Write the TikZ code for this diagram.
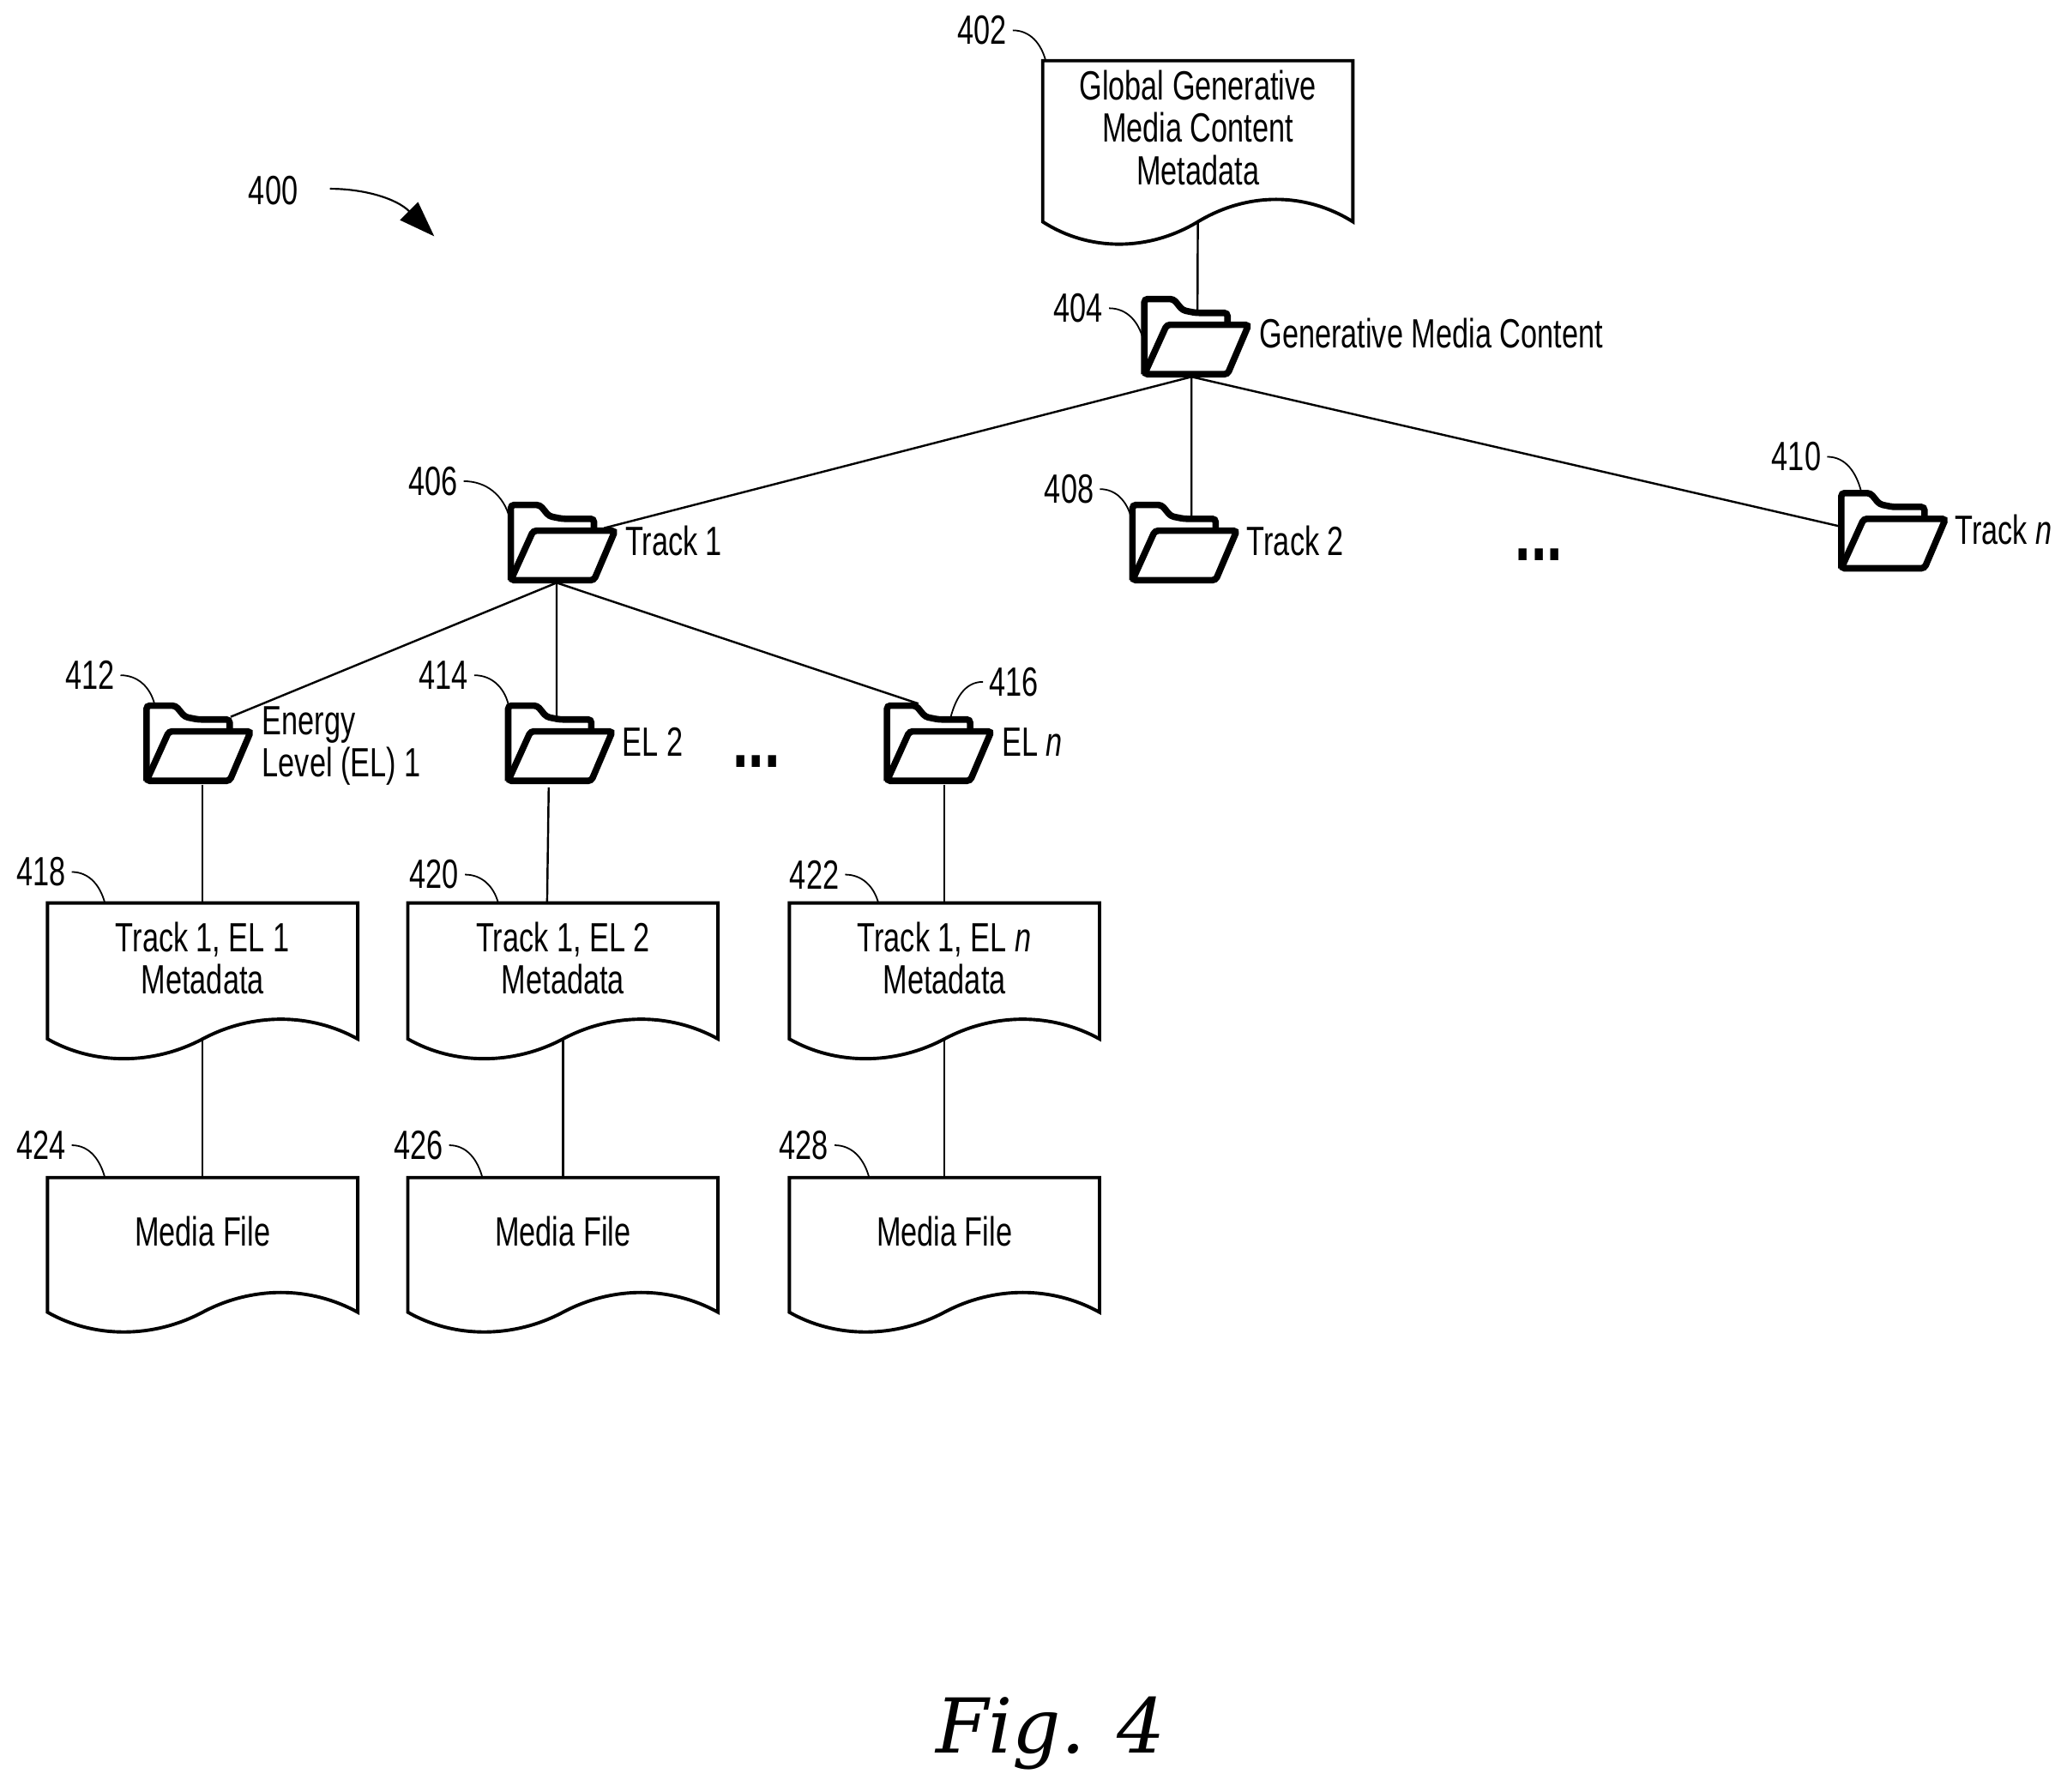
\documentclass[tikz,border=0pt]{standalone}
\usepackage{fontspec}
\setmainfont[FakeStretch=0.72]{Liberation Sans}
\newfontfamily\figfont{DejaVu Serif}
\usetikzlibrary{arrows.meta,positioning}
\tikzset{
	link/.style={line width=0.45pt},
	leader/.style={line width=0.33pt},
	docline/.style={line width=0.72pt},
	folderline/.style={line width=1.4pt,rounded corners=0.7pt,fill=white},
	txt/.style={inner sep=0pt,align=left,font=\fontsize{8.8}{9.2}\selectfont},
	docbody/.style={inner sep=0pt,anchor=north,align=center,minimum width=2.35cm,font=\fontsize{8.8}{9.1}\selectfont},
	folderbody/.style={inner sep=0pt,anchor=north west,minimum width=0.81cm,minimum height=0.6cm},
	dots/.style={inner sep=0pt,font=\fontsize{17}{17}\selectfont\bfseries},
}
% name, left, top, text box height, side length, wave depth, text
\newcommand{\docsheet}[7]{
	\begin{scope}[shift={(#2,#3)}]
		\node[docbody,minimum height=#4] (#1) at (117.5,0) {#7};
		\draw[docline] (0,0) -- (235,0) -- (235,#5)
			.. controls (199,#5-#6*1.33) and (155,#5-#6*1.33) .. (117.5,#5)
			.. controls (80,#5+#6*1.33) and (35,#5+#6*1.33) .. (0,#5) -- cycle;
		\coordinate (#1-w) at (117.5,#5);
	\end{scope}
}
% name, left, top
\newcommand{\folder}[3]{
	\node[folderbody] (#1) at (#2,#3) {};
	\begin{scope}[shift={(#2,#3)}]
		\draw[folderline] (1,58.5) -- (1,1.5) -- (23,1.5) -- (30,10) -- (40,12) -- (64,12) -- (64,21);
		\draw[folderline] (18,21) -- (80,21) -- (64,58.5) -- (1,58.5) -- cycle;
	\end{scope}
}

\begin{document}
\begin{tikzpicture}[x=0.01cm,y=-0.01cm]
	\useasboundingbox (0,0) rectangle (1566,1357.4);

	% documents
	\docsheet{d402}{790}{46}{1.00cm}{122}{17}{Global Generative\\Media Content\\Metadata}
	\docsheet{d418}{36}{684}{0.82cm}{103}{15}{Track 1, EL 1\\Metadata}
	\docsheet{d420}{309}{684}{0.82cm}{103}{15}{Track 1, EL 2\\Metadata}
	\docsheet{d422}{598}{684}{0.82cm}{103}{15}{Track 1, EL \textit{n}\\Metadata}
	\docsheet{d424}{36}{892}{0.80cm}{102}{15}{Media File}
	\docsheet{d426}{309}{892}{0.80cm}{102}{15}{Media File}
	\docsheet{d428}{598}{892}{0.80cm}{102}{15}{Media File}

	% folders
	\folder{f404}{866}{225}
	\folder{f406}{386}{381}
	\folder{f408}{857}{381}
	\folder{f410}{1394}{372}
	\folder{f412}{110}{533}
	\folder{f414}{384}{533}
	\folder{f416}{671}{533}

	% folder names
	\node[txt,anchor=west] (t404) at (953.5,252.5) {Generative Media Content};
	\node[txt,anchor=west] (t406) at (473,410) {Track 1};
	\node[txt,anchor=west] (t408) at (944,410) {Track 2};
	\node[txt,anchor=west] (t410) at (1480.5,401) {Track \textit{n}};
	\node[txt,anchor=west] (t412) at (198,565) {Energy\\Level (EL) 1};
	\node[txt,anchor=west] (t414) at (471,562) {EL 2};
	\node[txt,anchor=west] (t416) at (758.5,562) {EL \textit{n}};

	% tree lines
	\draw[link] (d402-w) -- ([yshift=-1.3mm]f404.north);
	\draw[link] ([xshift=-0.45mm,yshift=0.1mm]f404.south) -- ([xshift=3.05mm,yshift=-1.9mm]f406.north);
	\draw[link] ([xshift=-0.45mm,yshift=0.1mm]f404.south) -- ([xshift=0.45mm,yshift=-1.2mm]f408.north);
	\draw[link] ([xshift=-0.45mm,yshift=0.1mm]f404.south) -- ([yshift=0.4mm]f410.west);
	\draw[link] ([xshift=-0.55mm,yshift=0.1mm]f406.south) -- ([xshift=2.35mm,yshift=-1mm]f412.north);
	\draw[link] ([xshift=-0.55mm,yshift=0.1mm]f406.south) -- ([xshift=-0.35mm,yshift=-1.2mm]f414.north);
	\draw[link] ([xshift=-0.55mm,yshift=0.1mm]f406.south) -- ([xshift=-1.65mm]f416.north);
	\draw[link] (f412.south -| d418.north) -- (d418.north);
	\draw[link] ([xshift=-0.95mm,yshift=-0.2mm]f414.south) -- ([xshift=-1.2mm]d420.north);
	\draw[link] (f416.south -| d422.north) -- (d422.north);
	\draw[link] (d418-w) -- (d424.north);
	\draw[link] (d420-w) -- (d426.north);
	\draw[link] (d422-w) -- (d428.north);

	% reference numbers
	\node[txt] (n400) at (207,144.5) {400};
	\node[txt] (n402) at (744,23) {402};
	\node[txt] (n404) at (817,233.5) {404};
	\node[txt] (n406) at (328,364.5) {406};
	\node[txt] (n408) at (810,370.5) {408};
	\node[txt] (n410) at (1361,346) {410};
	\node[txt] (n412) at (68,511.5) {412};
	\node[txt] (n414) at (336,511.5) {414};
	\node[txt] (n416) at (768,516.5) {416};
	\node[txt] (n418) at (31,660.5) {418};
	\node[txt] (n420) at (329,662.5) {420};
	\node[txt] (n422) at (617,662.5) {422};
	\node[txt] (n424) at (31,867.5) {424};
	\node[txt] (n426) at (317,867.5) {426};
	\node[txt] (n428) at (609,867.5) {428};

	% leaders
	\draw[leader] ([xshift=0.4mm]n402.east) to[out=0,in=105] ([xshift=0.3mm]d402.north west);
	\draw[leader] ([xshift=0.4mm]n404.east) to[out=0,in=105] ([yshift=-0.1mm]f404.west);
	\draw[leader] ([xshift=0.4mm]n406.east) to[out=0,in=105] ([yshift=-1.1mm]f406.north west);
	\draw[leader] ([xshift=0.4mm]n408.east) to[out=0,in=105] ([yshift=-1.1mm]f408.north west);
	\draw[leader] ([xshift=0.4mm]n410.east) to[out=0,in=105] ([xshift=1.6mm]f410.north west);
	\draw[leader] ([xshift=0.4mm]n412.east) to[out=0,in=105] ([xshift=0.7mm]f412.north west);
	\draw[leader] ([xshift=0.4mm]n414.east) to[out=0,in=105] ([xshift=0.1mm]f414.north west);
	\draw[leader] ([xshift=-0.4mm]n416.west) to[out=180,in=75] ([xshift=4.9mm,yshift=-1.1mm]f416.north west);
	\draw[leader] ([xshift=0.4mm]n418.east) to[out=0,in=105] ([xshift=-7.4mm]d418.north);
	\draw[leader] ([xshift=0.4mm]n420.east) to[out=0,in=105] ([xshift=-4.9mm]d420.north);
	\draw[leader] ([xshift=0.4mm]n422.east) to[out=0,in=105] ([xshift=-5mm]d422.north);
	\draw[leader] ([xshift=0.4mm]n424.east) to[out=0,in=105] ([xshift=-7.4mm]d424.north);
	\draw[leader] ([xshift=0.4mm]n426.east) to[out=0,in=105] ([xshift=-6.1mm]d426.north);
	\draw[leader] ([xshift=0.4mm]n428.east) to[out=0,in=105] ([xshift=-5.7mm]d428.north);

	% reference arrow
	\coordinate (a400) at (250,143);
	\coordinate (b400) at (329,179);
	\draw[line width=0.4pt,-{Triangle[length=2.7mm,width=1.9mm]}] (a400) .. controls (275,143) and (300,150) .. (b400);

	% ellipses
	\node[dots] (e1) at (1166,420) {...};
	\node[dots] (e2) at (573,577) {...};

	\node[inner sep=0pt,font=\figfont\itshape\fontsize{16.3}{18}\selectfont] (fig) at (796,1313) {Fig. 4};
\end{tikzpicture}
\end{document}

-- What this task involves --
Set down again, exactly, the lines of the material above from its first line to the one with "(0,0) rectangle (1566,1357.4);", inclusive. Leave the pictures out.

-- Result of this task --
Write the TikZ code for this diagram.
\documentclass[tikz,border=0pt]{standalone}
\usepackage{fontspec}
\setmainfont[FakeStretch=0.72]{Liberation Sans}
\newfontfamily\figfont{DejaVu Serif}
\usetikzlibrary{arrows.meta,positioning}
\tikzset{
	link/.style={line width=0.45pt},
	leader/.style={line width=0.33pt},
	docline/.style={line width=0.72pt},
	folderline/.style={line width=1.4pt,rounded corners=0.7pt,fill=white},
	txt/.style={inner sep=0pt,align=left,font=\fontsize{8.8}{9.2}\selectfont},
	docbody/.style={inner sep=0pt,anchor=north,align=center,minimum width=2.35cm,font=\fontsize{8.8}{9.1}\selectfont},
	folderbody/.style={inner sep=0pt,anchor=north west,minimum width=0.81cm,minimum height=0.6cm},
	dots/.style={inner sep=0pt,font=\fontsize{17}{17}\selectfont\bfseries},
}
% name, left, top, text box height, side length, wave depth, text
\newcommand{\docsheet}[7]{
	\begin{scope}[shift={(#2,#3)}]
		\node[docbody,minimum height=#4] (#1) at (117.5,0) {#7};
		\draw[docline] (0,0) -- (235,0) -- (235,#5)
			.. controls (199,#5-#6*1.33) and (155,#5-#6*1.33) .. (117.5,#5)
			.. controls (80,#5+#6*1.33) and (35,#5+#6*1.33) .. (0,#5) -- cycle;
		\coordinate (#1-w) at (117.5,#5);
	\end{scope}
}
% name, left, top
\newcommand{\folder}[3]{
	\node[folderbody] (#1) at (#2,#3) {};
	\begin{scope}[shift={(#2,#3)}]
		\draw[folderline] (1,58.5) -- (1,1.5) -- (23,1.5) -- (30,10) -- (40,12) -- (64,12) -- (64,21);
		\draw[folderline] (18,21) -- (80,21) -- (64,58.5) -- (1,58.5) -- cycle;
	\end{scope}
}

\begin{document}
\begin{tikzpicture}[x=0.01cm,y=-0.01cm]
	\useasboundingbox (0,0) rectangle (1566,1357.4);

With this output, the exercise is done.